■ **Records with drawing code**

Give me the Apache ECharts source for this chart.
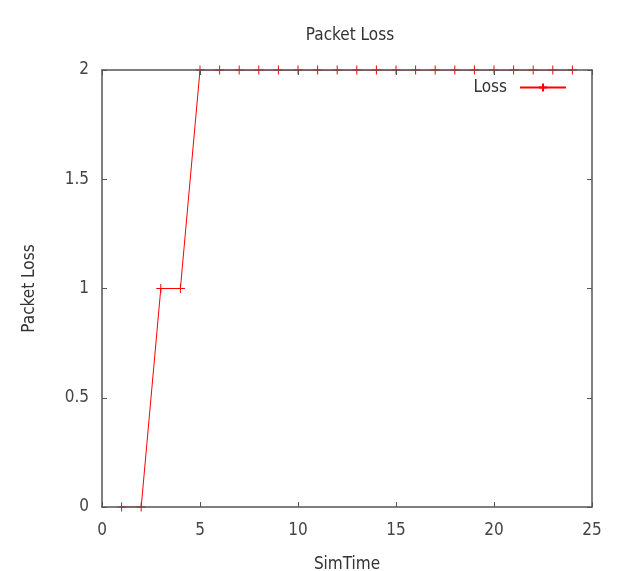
<!DOCTYPE html>
<html>
<head>
<meta charset="utf-8">
<script src="https://cdn.jsdelivr.net/npm/echarts@6/dist/echarts.min.js"></script>
<style>
  html, body { margin: 0; padding: 0; background: #fff; }
  #main { width: 630px; height: 571px; }
</style>
</head>
<body>
<div id="main"></div>
<script>
// 数据
var simTime = [1, 2, 3, 4, 5, 6, 7, 8, 9, 10, 11, 12, 13, 14, 15, 16, 17, 18, 19, 20, 21, 22, 23, 24];
var loss = [0, 0, 1, 1, 2, 2, 2, 2, 2, 2, 2, 2, 2, 2, 2, 2, 2, 2, 2, 2, 2, 2, 2, 2];

var FONT = "'DejaVu Sans Condensed', 'DejaVu Sans', sans-serif";
var plus = 'path://M4.5,0L4.5,9M0,4.5L9,4.5';
var FRAME = '#555';

var points = simTime.map(function (t, i) { return [t, loss[i]]; });

function $extend(a, b) {
    for (var k in b) a[k] = b[k];
    return a;
}
// 坐标轴公共样式（四边框）
function frameAxis(extra) {
    return $extend({
        z: 5,
        axisLine: { show: true, onZero: false, lineStyle: { color: FRAME, width: 1.5 } },
        axisTick: { show: true, inside: true, length: 5, lineStyle: { color: FRAME, width: 1 } },
        splitLine: { show: false }
    }, extra);
}

var myChart = echarts.init(document.getElementById('main'));

var option = {
    animation: false,
    title: {
        text: 'Packet Loss',
        left: 345,
        top: 22,
        textAlign: 'center',
        textStyle: { fontFamily: FONT, fontSize: 17, fontWeight: 'normal', color: '#333' }
    },
    legend: {
        right: 58,
        top: 74,
        align: 'right',
        itemWidth: 46,
        itemHeight: 10,
        itemGap: 0,
        textStyle: { fontFamily: FONT, fontSize: 17, color: '#333', padding: [0, 8, 0, 0] },
        data: ['Loss']
    },
    grid: { left: 102, right: 38, top: 70, bottom: 64, outerBoundsMode: 'none', containLabel: false },
    xAxis: [
        frameAxis({
            type: 'value', min: 0, max: 25, interval: 5, position: 'bottom',
            name: 'SimTime', nameLocation: 'middle', nameGap: 49,
            nameTextStyle: { fontFamily: FONT, fontSize: 17, color: '#333' },
            axisLabel: { fontFamily: FONT, fontSize: 17, color: '#444', margin: 15 }
        }),
        frameAxis({
            type: 'value', min: 0, max: 25, interval: 5, position: 'top',
            axisLabel: { show: false }
        })
    ],
    yAxis: [
        frameAxis({
            type: 'value', min: 0, max: 2, interval: 0.5, position: 'left',
            name: 'Packet Loss', nameLocation: 'middle', nameGap: 64,
            nameTextStyle: { fontFamily: FONT, fontSize: 17, color: '#333' },
            axisLabel: { fontFamily: FONT, fontSize: 17, color: '#444', margin: 13 }
        }),
        frameAxis({
            type: 'value', min: 0, max: 2, interval: 0.5, position: 'right',
            axisLabel: { show: false }
        })
    ],
    series: [{
        name: 'Loss',
        type: 'line',
        data: points,
        symbol: plus,
        symbolSize: 9,
        showAllSymbol: true,
        z: 2,
        lineStyle: { color: '#f00', width: 1 },
        itemStyle: { color: 'none', borderColor: '#f00', borderWidth: 1 }
    }]
};

myChart.setOption(option);
</script>
</body>
</html>
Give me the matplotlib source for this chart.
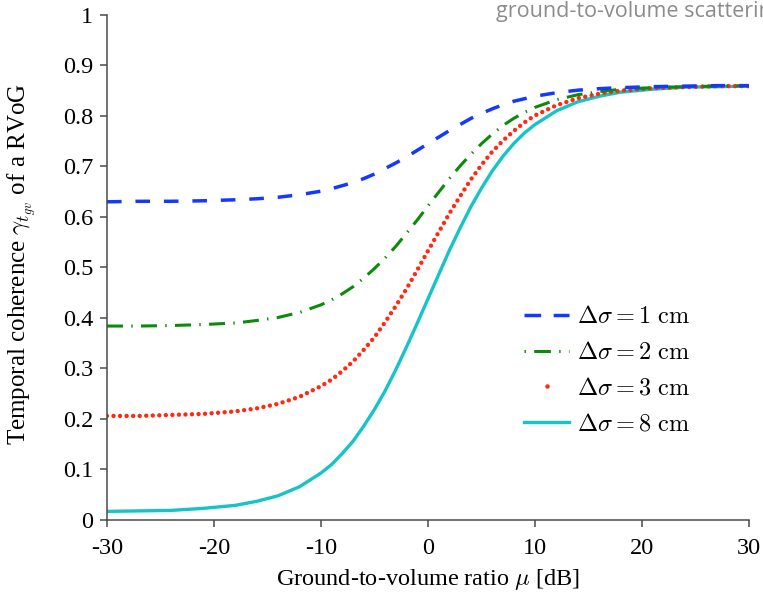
import matplotlib
matplotlib.use("Agg")
import matplotlib.pyplot as plt
from matplotlib.lines import Line2D

# ground-to-volume ratio in dB and the coherence read for each layer spread
mu_db = [-30, -27, -24, -21, -18, -16, -14, -12, -10, -9, -8, -7, -6, -5, -4, -3,
         -2, -1, 0, 1, 2, 3, 4, 5, 6, 7, 8, 9, 10, 12, 14, 16, 18, 21, 24, 27, 30]

coh_1cm = [0.630, 0.631, 0.631, 0.632, 0.634, 0.636, 0.639, 0.644, 0.651, 0.656,
           0.662, 0.668, 0.676, 0.685, 0.696, 0.707, 0.719, 0.732, 0.745, 0.758,
           0.771, 0.783, 0.795, 0.805, 0.814, 0.822, 0.829, 0.834, 0.839, 0.846,
           0.851, 0.854, 0.856, 0.858, 0.859, 0.860, 0.860]
coh_2cm = [0.384, 0.384, 0.385, 0.387, 0.390, 0.395, 0.401, 0.411, 0.426, 0.436,
           0.448, 0.462, 0.479, 0.498, 0.519, 0.542, 0.568, 0.594, 0.622, 0.649,
           0.676, 0.701, 0.724, 0.745, 0.764, 0.781, 0.795, 0.807, 0.817, 0.832,
           0.842, 0.848, 0.853, 0.856, 0.858, 0.859, 0.860]
coh_3cm = [0.206, 0.206, 0.208, 0.210, 0.215, 0.221, 0.230, 0.244, 0.265, 0.278,
           0.295, 0.314, 0.337, 0.362, 0.392, 0.424, 0.458, 0.495, 0.533, 0.570,
           0.607, 0.641, 0.674, 0.703, 0.729, 0.751, 0.770, 0.787, 0.801, 0.821,
           0.835, 0.844, 0.850, 0.855, 0.857, 0.859, 0.859]
coh_8cm = [0.017, 0.018, 0.019, 0.023, 0.029, 0.037, 0.048, 0.066, 0.093, 0.110,
           0.132, 0.156, 0.186, 0.219, 0.256, 0.298, 0.343, 0.390, 0.438, 0.486,
           0.534, 0.578, 0.620, 0.657, 0.691, 0.720, 0.745, 0.766, 0.783, 0.810,
           0.828, 0.839, 0.847, 0.853, 0.857, 0.858, 0.859]

legend_labels = [r"$\Delta\sigma = 1\ \mathrm{cm}$", r"$\Delta\sigma = 2\ \mathrm{cm}$",
                 r"$\Delta\sigma = 3\ \mathrm{cm}$", r"$\Delta\sigma = 8\ \mathrm{cm}$"]
x_ticks = [-30, -20, -10, 0, 10, 20, 30]
y_ticks = [0, 0.1, 0.2, 0.3, 0.4, 0.5, 0.6, 0.7, 0.8, 0.9, 1]
y_ticklabels = ["0", "0.1", "0.2", "0.3", "0.4", "0.5", "0.6", "0.7", "0.8", "0.9", "1"]

BLUE = "#1438ff"
GREEN = "#0b8a0b"
RED = "#ff2a14"
CYAN = "#16c4c8"

plt.rcParams["font.family"] = ["Liberation Serif", "DejaVu Serif"]
plt.rcParams["mathtext.fontset"] = "cm"
plt.rcParams["lines.scale_dashes"] = False

fig = plt.figure(figsize=(7.63, 5.97), dpi=100)
ax = fig.add_axes([0.1402, 0.129, 0.8415, 0.846])

ax.plot(mu_db, coh_8cm, color=CYAN, lw=2.4, solid_capstyle="butt")
ax.plot(mu_db, coh_3cm, color=RED, lw=3.2, linestyle=(0, (0.01, 4.7)),
        dash_capstyle="round")
ax.plot(mu_db, coh_2cm, color=GREEN, lw=2.2, linestyle=(0, (11.5, 6.0, 1.0, 6.0)),
        dash_capstyle="butt")
ax.plot(mu_db, coh_1cm, color=BLUE, lw=2.5, linestyle=(0, (10.5, 10.0)),
        dash_capstyle="butt")

ax.set_xlim(-30, 30)
ax.set_ylim(0, 1)
ax.set_xticks(x_ticks)
ax.set_xticklabels([str(t) for t in x_ticks])
ax.set_yticks(y_ticks)
ax.set_yticklabels(y_ticklabels)

for side in ("top", "right"):
    ax.spines[side].set_visible(False)
for side in ("left", "bottom"):
    ax.spines[side].set_color("#4a4a4a")
    ax.spines[side].set_linewidth(1.1)
ax.tick_params(direction="out", length=5, width=1.1, color="#4a4a4a",
               labelsize=17.5)
ax.tick_params(axis="x", pad=8)
ax.tick_params(axis="y", pad=5)

ax.set_xlabel(r"Ground-to-volume ratio $\mu$ [dB]", fontsize=17.5, labelpad=6)
ax.set_ylabel(r"Temporal coherence $\gamma_{t_{gv}}$ of a RVoG", fontsize=18)
ax.yaxis.set_label_coords(-0.108, 0.507)

handles = [
    Line2D([], [], color=BLUE, lw=2.5, linestyle=(0, (12.0, 9.0))),
    Line2D([], [], color=GREEN, lw=2.2, linestyle=(0, (1.0, 6.0, 12.0, 6.0, 1.0, 6.0))),
    Line2D([], [], color=RED, linestyle="none", marker="o", markersize=3.2,
           markeredgewidth=0),
    Line2D([], [], color=CYAN, lw=2.4),
]
ax.legend(handles, legend_labels, loc="upper left", bbox_to_anchor=(0.635, 0.442),
          frameon=False, fontsize=17.5, handlelength=1.85, handletextpad=0.3,
          labelspacing=0.56, borderaxespad=0)

# slide caption running off the right edge of the canvas
fig.text(0.65, 0.9715, "ground-to-volume scattering", color="#8c8c8c",
         family=["Open Sans", "DejaVu Sans"], fontsize=15.5, ha="left",
         va="baseline")

fig.savefig("out.png", dpi=100)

■ **WHAT IS NEEDED**
Between the line with "Give me the matplotlib source for this chart." and the line with "0.828, 0.839, 0.847, 0.853, 0.857, 0.858, 0.859]", ends included, lies the span to copy exactly; copy nothing else and leave out the pictures.

■ **ANSWER TO THE PROBLEM**
Give me the matplotlib source for this chart.
import matplotlib
matplotlib.use("Agg")
import matplotlib.pyplot as plt
from matplotlib.lines import Line2D

# ground-to-volume ratio in dB and the coherence read for each layer spread
mu_db = [-30, -27, -24, -21, -18, -16, -14, -12, -10, -9, -8, -7, -6, -5, -4, -3,
         -2, -1, 0, 1, 2, 3, 4, 5, 6, 7, 8, 9, 10, 12, 14, 16, 18, 21, 24, 27, 30]

coh_1cm = [0.630, 0.631, 0.631, 0.632, 0.634, 0.636, 0.639, 0.644, 0.651, 0.656,
           0.662, 0.668, 0.676, 0.685, 0.696, 0.707, 0.719, 0.732, 0.745, 0.758,
           0.771, 0.783, 0.795, 0.805, 0.814, 0.822, 0.829, 0.834, 0.839, 0.846,
           0.851, 0.854, 0.856, 0.858, 0.859, 0.860, 0.860]
coh_2cm = [0.384, 0.384, 0.385, 0.387, 0.390, 0.395, 0.401, 0.411, 0.426, 0.436,
           0.448, 0.462, 0.479, 0.498, 0.519, 0.542, 0.568, 0.594, 0.622, 0.649,
           0.676, 0.701, 0.724, 0.745, 0.764, 0.781, 0.795, 0.807, 0.817, 0.832,
           0.842, 0.848, 0.853, 0.856, 0.858, 0.859, 0.860]
coh_3cm = [0.206, 0.206, 0.208, 0.210, 0.215, 0.221, 0.230, 0.244, 0.265, 0.278,
           0.295, 0.314, 0.337, 0.362, 0.392, 0.424, 0.458, 0.495, 0.533, 0.570,
           0.607, 0.641, 0.674, 0.703, 0.729, 0.751, 0.770, 0.787, 0.801, 0.821,
           0.835, 0.844, 0.850, 0.855, 0.857, 0.859, 0.859]
coh_8cm = [0.017, 0.018, 0.019, 0.023, 0.029, 0.037, 0.048, 0.066, 0.093, 0.110,
           0.132, 0.156, 0.186, 0.219, 0.256, 0.298, 0.343, 0.390, 0.438, 0.486,
           0.534, 0.578, 0.620, 0.657, 0.691, 0.720, 0.745, 0.766, 0.783, 0.810,
           0.828, 0.839, 0.847, 0.853, 0.857, 0.858, 0.859]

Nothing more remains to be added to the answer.